Fr. David Poliafico enjoys scuba diving, travel, writing music, and boxing with friends and parishioners “to stay in shape.”
Four years ago, Fr. Poliafico wrote a Cantata for the celebration of the 125th anniversary of St. Joseph’s Cathedral.
“I have always been involved in music. I played the trumpet and was involved in band and orchestra in high school. I was music major at Cleveland State prior to attending seminary at the Josephinum. Music is prayer.”
However, Fr. Poliafico’s favorite hobby right now is scuba diving, and of course travel goes along with scuba diving when you live in Central Ohio.
He has been diving in Aruba, Grand Cayman, Curacao, Providenciales Island, St. Maarten, Belize, Isla Cozumel, Bahamas, Maui and Kona Hawaii, La Hoya California, Honduras and Circleville Ohio … in a freshwater lake that is about 20 feet deep that local divers use to practice.
“I have been to 25 tropical islands. I would like to visit every continent in my lifetime.”

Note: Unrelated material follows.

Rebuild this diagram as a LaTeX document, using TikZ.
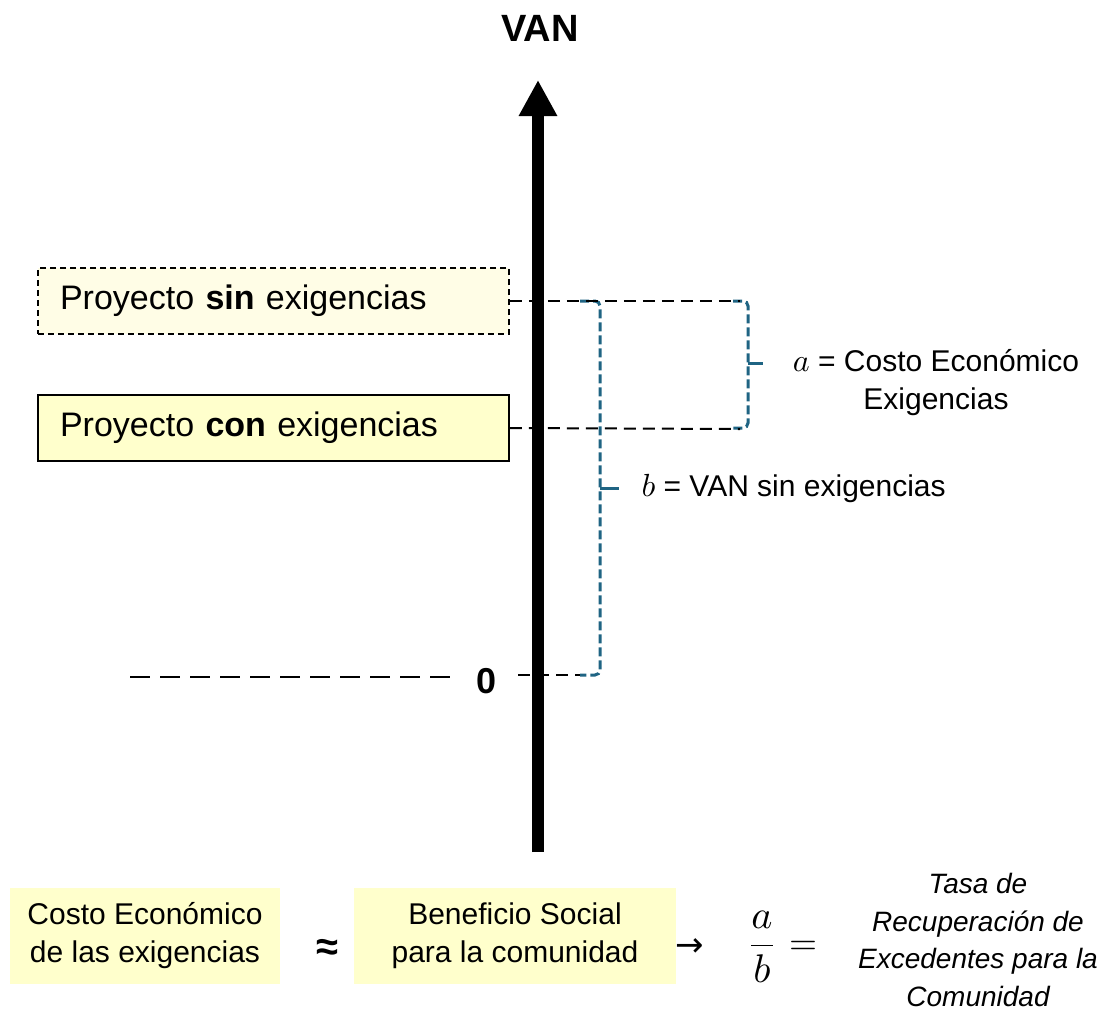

To become certified to scuba dive, one has to complete classroom coursework, test, and complete several open water dives. He has completed 83 dives since 2001.
What does he enjoy scuba diving?
“It is a whole different world beneath the sea. The magnificent of God’s creation and creatures is overwhelming.”
Fr. Poliafico enjoys exploring underwater shipwrecks and of course the marine life. He has touched sting rays, swam with sharks, watched octopus scurry across the ocean floor, and would someday like to visit Australia and dive with Great White Sharks—from the safety of a diver’s cage.
“Sharks are interesting because they are left over from the dinosaur age. They are fascinating and I wonder how God could make something so different from other marine life. Most sharks are not dangerous to humans; the dangerous sharks are the great white, the tiger and the bull shark.”
Fr. Poliafico was able to dive with one of the top shark experts in the world who was featured on the Discovery Channel’s Shark Week in 2007. She has studied shark behavior and Fr. Poliafico watched her feed sharks and put a shark temporarily to sleep.
So how does the adventure of scuba diving complement his life as a priest?
“As described beautifully in the Chrism Mass, the priesthood is a sacrifice that we make for God and for our brothers and sisters. This dedication to serving is important and the lifestyle of a priest allows me to engage in adventure and have the freedom to travel. And the stories from my adventures make great homilies.”
What is his favorite aspect of scuba diving?
“I like the challenge of the unknown. Marine life has to be respected and the environment has to be respected. I don’t take unnecessary risks. You have to stay alert and know what you are doing.”
Has he ever been in real danger?
“I ran out of air twice. But, we are trained so we know when we are running low on air and allow time to surface slowly—and the crew is ready to help. You can’t panic; panic is never good at any time in life.”
On another occasion a shark was swimming straight toward his face, so he closed his eyes and the shark turned at the last minute.
“Diving at night is also unnerving as you only have a small light with you,” said Fr. Poliafico.
When asked if it is hard to balance the exciting, occasional trips to exotic locals with the structure of the priesthood, Fr. Poliafico explains: “I like the structure of the priesthood. The needs of families in our local community are as important as the needs of those in far off lands. We are called to serve and I try to do that. Of course, I am always planning my next trip.”